Plotting code records
○ ○ ○ ○ ○ ○ ○

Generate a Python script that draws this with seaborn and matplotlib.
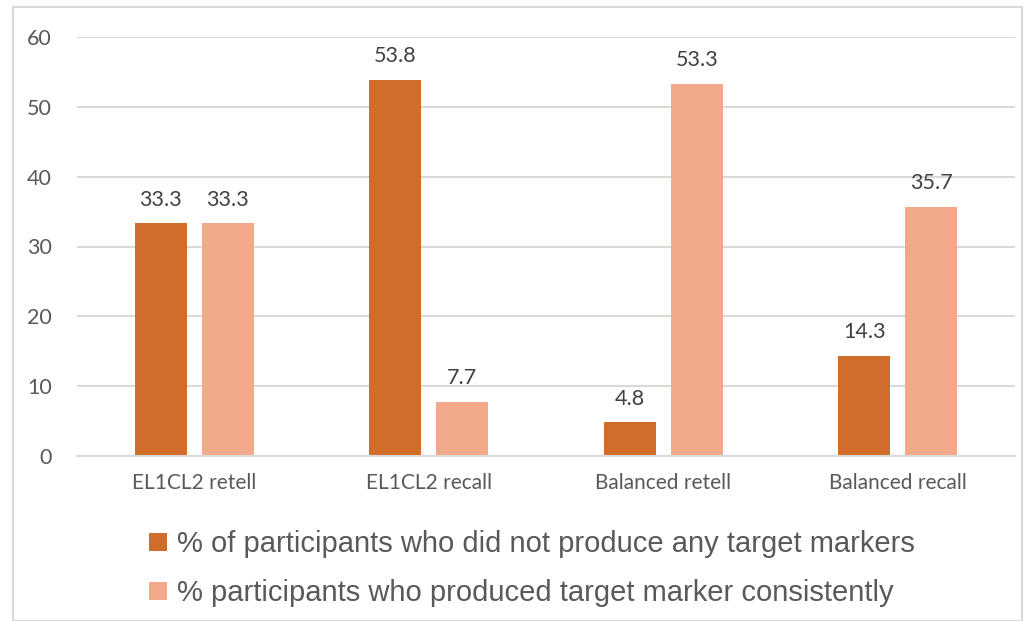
import matplotlib
matplotlib.use("Agg")
import matplotlib.pyplot as plt
import seaborn as sns
import pandas as pd
from matplotlib.patches import Rectangle, Patch

categories = ["EL1CL2 retell", "EL1CL2 recall", "Balanced retell", "Balanced recall"]
series_names = ["% of participants who did not produce any target markers",
                "% participants who produced target marker consistently"]
none_values = [33.3, 53.8, 4.8, 14.3]
consistent_values = [33.3, 7.7, 53.3, 35.7]
yticks = [0, 10, 20, 30, 40, 50, 60]

colors = ["#D06D2B", "#F2A98A"]
text_color = "#595959"
label_color = "#404040"

df = pd.DataFrame({
    "category": categories * 2,
    "series": [series_names[0]] * 4 + [series_names[1]] * 4,
    "value": none_values + consistent_values,
})

sns.set_theme(style="white")
plt.rcParams['font.family'] = ['Lato', 'DejaVu Sans']

fig = plt.figure(figsize=(10.29, 6.21), dpi=100)
ax = fig.add_axes([77/1029, 1 - 456/621, (1015-77)/1029, (456-37)/621])

sns.barplot(data=df, x="category", y="value", hue="series", order=categories,
            hue_order=series_names, palette=colors, width=0.571, gap=0.22,
            ax=ax, legend=False, saturation=1, linewidth=0, edgecolor="none")

ax.set_ylim(0, 60)
ax.set_xlim(-0.5, 3.5)
ax.set_yticks(yticks)
ax.set_yticklabels([str(t) for t in yticks], fontsize=15.5, color=text_color)
ax.set_xticklabels(categories, fontsize=15, color=text_color)
ax.tick_params(axis='y', length=0, pad=18)
ax.tick_params(axis='x', length=0, pad=12)
ax.set_xlabel("")
ax.set_ylabel("")
ax.yaxis.grid(True, color="#D9D9D9", linewidth=1.5)
ax.set_axisbelow(True)
for s in ["top", "right", "left"]:
    ax.spines[s].set_visible(False)
ax.spines["bottom"].set_color("#D9D9D9")
ax.spines["bottom"].set_linewidth(1.5)

for container in ax.containers:
    ax.bar_label(container, fmt="%.1f", padding=10, fontsize=15.5, color=label_color)

handles = [Patch(facecolor=c, edgecolor='none') for c in colors]
leg = fig.legend(handles, series_names, loc="upper left",
                 bbox_to_anchor=(123/1029, 1 - 504/621), frameon=False,
                 prop={'family': ['Liberation Sans'], 'size': 21},
                 handlelength=0.6, handleheight=0.6, handletextpad=0.35,
                 labelspacing=0.72, labelcolor=text_color)

fig.patches.append(Rectangle((13/1029, 0.0), (1022-13)/1029, 1 - 7/621,
                             transform=fig.transFigure, fill=False,
                             edgecolor="#D9D9D9", linewidth=1.5))

fig.savefig("out.png", dpi=100)
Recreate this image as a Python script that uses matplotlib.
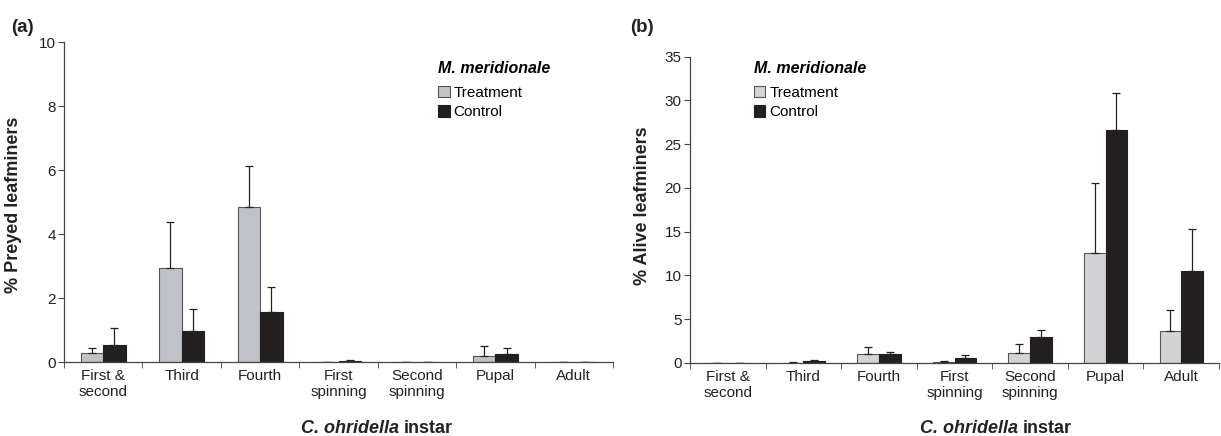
import numpy as np
import matplotlib
matplotlib.use("Agg")
import matplotlib.pyplot as plt
from matplotlib.ticker import FixedLocator

plt.rcParams["font.family"] = ["Liberation Sans", "DejaVu Sans"]

# categories (C. ohridella instar)
instars = ["First &\nsecond", "Third", "Fourth", "First\nspinning",
           "Second\nspinning", "Pupal", "Adult"]

# (a) % preyed leafminers
preyed_treat = [0.29, 2.95, 4.85, 0.0, 0.0, 0.20, 0.0]
preyed_treat_se = [0.15, 1.41, 1.27, 0.0, 0.0, 0.31, 0.0]
preyed_ctrl = [0.52, 0.97, 1.57, 0.03, 0.0, 0.26, 0.0]
preyed_ctrl_se = [0.54, 0.68, 0.76, 0.04, 0.0, 0.19, 0.0]

# (b) % alive leafminers
alive_treat = [0.0, 0.05, 1.03, 0.15, 1.14, 12.59, 3.61]
alive_treat_se = [0.0, 0.05, 0.80, 0.12, 1.03, 7.95, 2.47]
alive_ctrl = [0.0, 0.27, 1.07, 0.60, 3.00, 26.63, 10.54]
alive_ctrl_se = [0.0, 0.05, 0.18, 0.30, 0.73, 4.26, 4.75]

W, H = 1221, 436
fig = plt.figure(figsize=(W / 100, H / 100), dpi=100)


def panel(rect, treat, treat_se, ctrl, ctrl_se, treat_col, ymax, ystep,
          ylabel, ylab_xy, legend_xy):
    ax = fig.add_axes(rect)
    x = np.arange(len(instars))
    bw = 0.287
    zeros = np.zeros(len(x))
    ekw = dict(elinewidth=0.9, capsize=3, capthick=0.9, ecolor="#222222")
    b1 = ax.bar(x - bw / 2, treat, bw, color=treat_col, edgecolor="#555555",
                linewidth=0.8, yerr=[zeros, treat_se], error_kw=ekw,
                label="Treatment")
    b2 = ax.bar(x + bw / 2, ctrl, bw, color="#231f20", edgecolor="#231f20",
                linewidth=0.8, yerr=[zeros, ctrl_se], error_kw=ekw,
                label="Control")
    ax.set_xlim(-0.5, len(x) - 0.5)
    ax.set_ylim(0, ymax)
    ax.set_yticks(np.arange(0, ymax + 0.01, ystep))
    ax.set_xticks(x)
    ax.set_xticklabels(instars, fontsize=11, color="#222222",
                       linespacing=1.15)
    ax.xaxis.set_minor_locator(FixedLocator(np.arange(-0.5, len(x), 1.0)))
    ax.tick_params(axis="x", which="major", length=0, pad=5)
    ax.tick_params(axis="x", which="minor", length=4, direction="out",
                   color="#444444")
    ax.tick_params(axis="y", labelsize=11, length=4, color="#444444",
                   labelcolor="#222222", pad=2)
    for s in ["top", "right"]:
        ax.spines[s].set_visible(False)
    for s in ["left", "bottom"]:
        ax.spines[s].set_color("#444444")
        ax.spines[s].set_linewidth(0.9)
    ax.set_ylabel(ylabel, fontsize=13, fontweight="bold", color="#222222")
    ax.yaxis.set_label_coords(*ylab_xy)
    leg = ax.legend(handles=[b1, b2], loc="upper left",
                    bbox_to_anchor=legend_xy, frameon=False,
                    title="M. meridionale", fontsize=11,
                    handlelength=0.75, handleheight=0.75, handletextpad=0.25,
                    labelspacing=0.35, borderpad=0, borderaxespad=0)
    leg.get_title().set_fontweight("bold")
    leg.get_title().set_fontstyle("italic")
    leg.get_title().set_fontsize(11.5)
    leg._legend_box.align = "left"
    leg._legend_box.sep = 7
    return ax


ax_a = panel([64 / W, 1 - 362 / H, 549 / W, 320 / H],
             preyed_treat, preyed_treat_se, preyed_ctrl, preyed_ctrl_se,
             "#c0c2c8", 10, 2, "% Preyed leafminers", (-0.077, 0.49),
             (0.682, 0.94))
ax_b = panel([690 / W, 1 - 363 / H, 529 / W, 306.3 / H],
             alive_treat, alive_treat_se, alive_ctrl, alive_ctrl_se,
             "#d3d3d5", 35, 5, "% Alive leafminers", (-0.074, 0.513),
             (0.121, 0.985))

# x labels with italic species name
for split in (401, 1020):
    fig.text((split - 2) / W, 1 - 428 / H, "C. ohridella", ha="right",
             va="center", fontsize=13, fontweight="bold",
             fontstyle="italic", color="#222222")
    fig.text((split + 3) / W, 1 - 428 / H, "instar", ha="left",
             va="center", fontsize=13, fontweight="bold", color="#222222")

fig.text(11 / W, 1 - 27 / H, "(a)", fontsize=13.5, fontweight="bold",
         va="center", color="#222222")
fig.text(630 / W, 1 - 27 / H, "(b)", fontsize=13.5, fontweight="bold",
         va="center", color="#222222")

fig.savefig("out.png", dpi=100)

○ ○ ○ ○ ○ ○ ○

-- SET PROBLEM --
From the first line above to the line containing "from matplotlib.patches import", repeat each line exactly. Pictures stay out.

-- CORRECT RESPONSE --
Generate a Python script that draws this with seaborn and matplotlib.
import matplotlib
matplotlib.use("Agg")
import matplotlib.pyplot as plt
import seaborn as sns
import pandas as pd
from matplotlib.patches import Rectangle, Patch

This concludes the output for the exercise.